This Is My Yoga
June 21, 2017 | by Michelle Meier
Yoga is not just a series of poses we practice to feel and look good. It is a way of life. An inquiry of self. It is what we choose to think, it is how we choose to act...it is how we show up. How we do one thing often reveals the way we do everything. Here's what I found out.
Less than one week away from my self-proposed deadline to have completed writing my book on death, grief and healing and I’ve still got several chapters to go. I’d written the first chapter in November of 2015—it had come to me in about 20 minutes, all those words, as if downloaded through me to virtual paper. I don’t remember stopping to think about anything I was writing. It just flowed. And, unedited, it felt pretty amazing when I read it over.
Ever since, I’d written whenever I was “kissed by the muse”, which was rather sporadically. Some chapters were good. Some chapters needed a lot more editing. There was no rhyme or reason. I didn’t create a layout for it. I didn’t make a plan. I just wrote when it came. (Big lesson learned: for my next book, I will create a layout first, make a plan, then work from there).
Almost two years later, I’m about 25 chapters in and only just starting to see an end in sight. I knew there were other things I want to share in it so I began to list out chapter headings. It wasn’t until my boyfriend suggested I create a deadline to help me finish it. I set June 24th (as in this week—eek!) for my deadline.
From the moment I set the deadline, 3 weeks went by and I wrote nothing. I just didn’t want to. I didn’t have the energy for it. My inspiration had frozen.
Finally one of my clients helped me recognize that I’d expressed how I needed to finish it by my self-imposed deadline. “Needing it” implies a sense of urgency, she pointed out, and I know that sort of dread can snuff one’s creativity. So the pages remained blank and time kept on ticking.
It was then that my Landmark* tools came back to me and, instead of needing to finish this book, I chose to commit to finishing it. The pressure of my own perfectionism had dissolved; albeit, it was short-lived.
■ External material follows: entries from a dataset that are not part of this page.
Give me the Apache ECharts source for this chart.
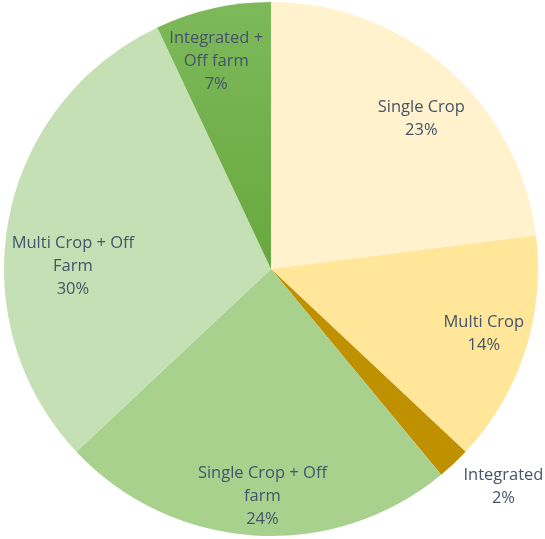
<!DOCTYPE html>
<html>
<head>
<meta charset="utf-8">
<script src="https://cdn.jsdelivr.net/npm/echarts@6/dist/echarts.min.js"></script>
<style>
html,body{margin:0;padding:0;background:#fff;}
#chart{width:545px;height:539px;}
</style>
</head>
<body>
<div id="chart"></div>
<script>
const categories = ["Single Crop", "Multi Crop", "Integrated", "Single Crop + Off farm", "Multi Crop + Off Farm", "Integrated + Off farm"];
const labelTexts = ["Single Crop", "Multi Crop", "Integrated", "Single Crop + Off\nfarm", "Multi Crop + Off\nFarm", "Integrated +\nOff farm"];
const values = [23, 14, 2, 24, 30, 7];

const colors = [
  "#FFF2CC",
  "#FFE699",
  "#BF9000",
  "#A9D18E",
  "#C5E0B4",
  { type: "linear", x: 0, y: 0, x2: 0, y2: 1, colorStops: [{ offset: 0, color: "#7DB95A" }, { offset: 1, color: "#69A83F" }] }
];
const labelOffsets = [[60, -48], [83, 23], [139, 118], [0, 91], [-64, 23], [-25, -74]];

const chart = echarts.init(document.getElementById("chart"), null, { renderer: "canvas" });
chart.setOption({
  animation: false,
  backgroundColor: "#ffffff",
  series: [{
    type: "pie",
    center: [271, 269],
    radius: [0, 267],
    startAngle: 90,
    clockwise: true,
    avoidLabelOverlap: false,
    itemStyle: { borderWidth: 0 },
    label: {
      show: true,
      position: "inside",
      color: "#44546A",
      fontFamily: "Open Sans",
      fontSize: 16.5,
      lineHeight: 23,
      align: "center"
    },
    labelLine: { show: false },
    emphasis: { disabled: true },
    data: categories.map((c, i) => ({
      name: c,
      value: values[i],
      itemStyle: { color: colors[i] },
      label: {
        formatter: labelTexts[i] + "\n" + values[i] + "%",
        offset: labelOffsets[i]
      }
    }))
  }]
});
</script>
</body>
</html>
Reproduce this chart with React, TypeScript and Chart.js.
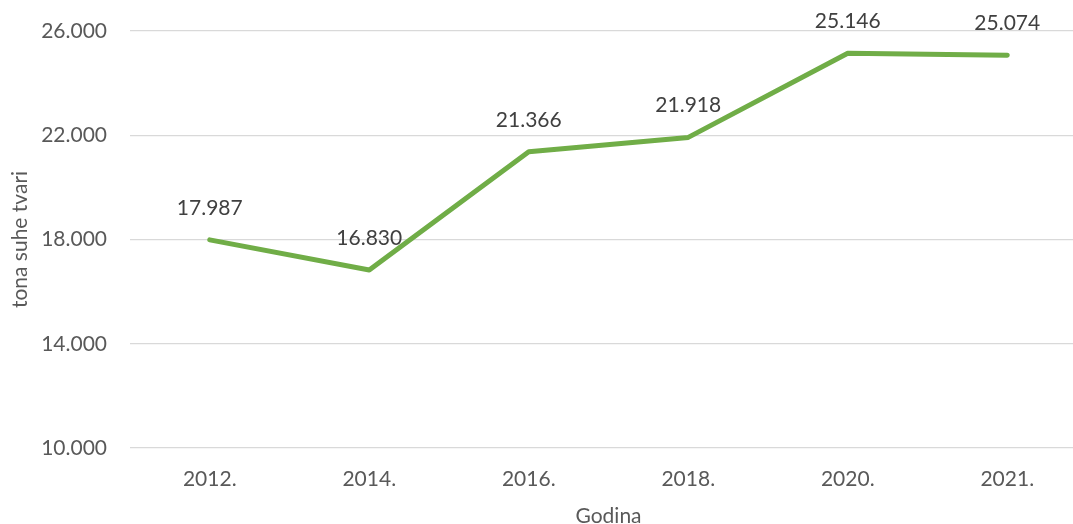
import React, { useEffect, useRef } from "react";
import { Chart, registerables } from "chart.js";

Chart.register(...registerables);

const categories: string[] = ["2012.", "2014.", "2016.", "2018.", "2020.", "2021."];
const values: number[] = [17987, 16830, 21366, 21918, 25146, 25074];
const yTicks: number[] = [10000, 14000, 18000, 22000, 26000];
const yAxisTitle = "tona suhe tvari";
const xAxisTitle = "Godina";

const FONT = "Lato, Carlito, Calibri, sans-serif";

function fmt(v: number): string {
  const s = Math.round(v).toString();
  return s.replace(/\B(?=(\d{3})+(?!\d))/g, ".");
}

const labelPlugin = {
  id: "valueLabels",
  afterDatasetsDraw(chart: any) {
    const { ctx } = chart;
    const meta = chart.getDatasetMeta(0);
    ctx.save();
    ctx.font = `21px ${FONT}`;
    ctx.fillStyle = "#404040";
    ctx.textAlign = "center";
    ctx.textBaseline = "middle";
    meta.data.forEach((pt: any, i: number) => {
      ctx.fillText(fmt(values[i]), pt.x, pt.y - 32);
    });
    ctx.restore();
  },
};

export default function App() {
  const ref = useRef<HTMLCanvasElement | null>(null);
  useEffect(() => {
    document.documentElement.style.overflow = "hidden";
    document.body.style.overflow = "hidden";
    if (!ref.current) return;
    const chart = new Chart(ref.current, {
      type: "line",
      data: {
        labels: categories,
        datasets: [
          {
            data: values,
            borderColor: "#70AD47",
            backgroundColor: "#70AD47",
            borderWidth: 5,
            borderCapStyle: "round",
            borderJoinStyle: "round",
            pointRadius: 0,
            tension: 0,
            fill: false,
          },
        ],
      },
      options: {
        responsive: false,
        maintainAspectRatio: false,
        animation: false,
        devicePixelRatio: 1,
        layout: { padding: { top: 31, right: 0, bottom: 0, left: 0 } },
        plugins: {
          legend: { display: false },
          tooltip: { enabled: false },
        },
        scales: {
          x: {
            offset: true,
            grid: { display: false, drawTicks: false },
            border: { display: false },
            ticks: {
              color: "#595959",
              font: { family: FONT, size: 21 },
              padding: 19,
              maxRotation: 0,
              autoSkip: false,
            },
            title: {
              display: true,
              text: xAxisTitle,
              color: "#595959",
              font: { family: FONT, size: 21 },
              padding: { top: 0, bottom: 1 },
            },
            afterFit: (s: any) => {
              s.height = 82;
              s.paddingLeft = 0;
              s.paddingRight = 0;
            },
          },
          y: {
            min: 10000,
            max: 26000,
            afterBuildTicks: (s: any) => {
              s.ticks = yTicks.map((v) => ({ value: v }));
            },
            grid: { color: "#D9D9D9", lineWidth: 1.3, drawTicks: false },
            border: { display: false },
            ticks: {
              color: "#595959",
              font: { family: FONT, size: 21 },
              padding: 23,
              callback: (v: any) => fmt(Number(v)),
            },
            title: {
              display: true,
              text: yAxisTitle,
              color: "#595959",
              font: { family: FONT, size: 21 },
              padding: { top: 8, bottom: 0 },
            },
            afterFit: (s: any) => {
              s.width = 130;
              s.paddingTop = 0;
              s.paddingBottom = 0;
            },
          },
        },
      },
      plugins: [labelPlugin],
    });
    return () => chart.destroy();
  }, []);
  return (
    <div style={{ position: "fixed", left: 0, top: 0, width: 1087, height: 530 }}>
      <canvas ref={ref} width={1087} height={530} style={{ width: 1087, height: 530, display: "block" }} />
    </div>
  );
}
I began to write again and got really organized with almost all of my chapters in order with some chapters still left to write. Sometimes I start to write something completely unexpected and unplanned for and then realize it was meant to be in the book. Then I reverted back to trying to write everyday and I could only choke out about two or three sentences, building it by one paragraph or less per day. At this rate, I was going nowhere fast.
Yet, throughout this process, swinging from one end of the pendulum of the pressure I put on myself to perform perfectly to the other end of the pendulum of complete surrender, I’ve been learning so much about myself and the way my mind works.
I’ve noticed my tendency to think about all that’s wrong with a situation as opposed to all that’s right. I’ve noticed a lot of my fears come up around marriage and children—wanting it and being afraid of it at the same time. My fears of being hurt or of ending up alone for the rest of my life. My fears of not being good enough and feeling like I need to change something within myself to receive my heart’s desires.
I’ve spent a lot of time on my own lately, meditating and journaling. This time has been good. I’m practicing a lot of self love—going to bed on time and getting my 8 hours, eating well, drinking my daily water needs, meditating and practicing yoga regularly, praying and connecting with God, shifting my thoughts to more positive ones. Some days I fall off but for the most part I’ve followed through. I name at least three things I’m grateful for daily, sometimes more.
As I write this looking out across the bay from my place, I wonder, “what do I really have to worry about?”. It’s all coming together anyway. I’ve been learning about my need to control the way everything goes in life. It shows up in the OCD museum-like cleanliness of my apartment. It’s my way of having control over how things are.
Having control, of course, is the greatest illusion.
I believe it’s important to take action towards your dreams and goals but, really, the only thing we have control over is how we meet with life. Life will meet with us, regardless. It’s how we show up. It’s how we respond. This begins with our thoughts. This is why I’ve been “M.I.A.” for awhile. I was going to say I’m still “under construction” and, even though I am (we always will be throughout our lives—it’s why we are in these bodies), I am finally accepting myself as fully capable and fully lovable and fully deserving of my heart’s desires. There is nothing I need to do in order to be worthy of receiving my heart’s desires. I’m also accepting the phrase “everything in its time”.
If you’re following me on social media, you may have noticed that I’m writing about a lot more personal things lately like my Arco’s passing. I’m learning about grief. I’m learning about attachment. I’m learning about letting go. So while my posts may not be all yoga poses--this is my yoga.
"As I write this looking out across the bay from my place I wonder, "what do I really have to worry about?". It's all coming together anyway."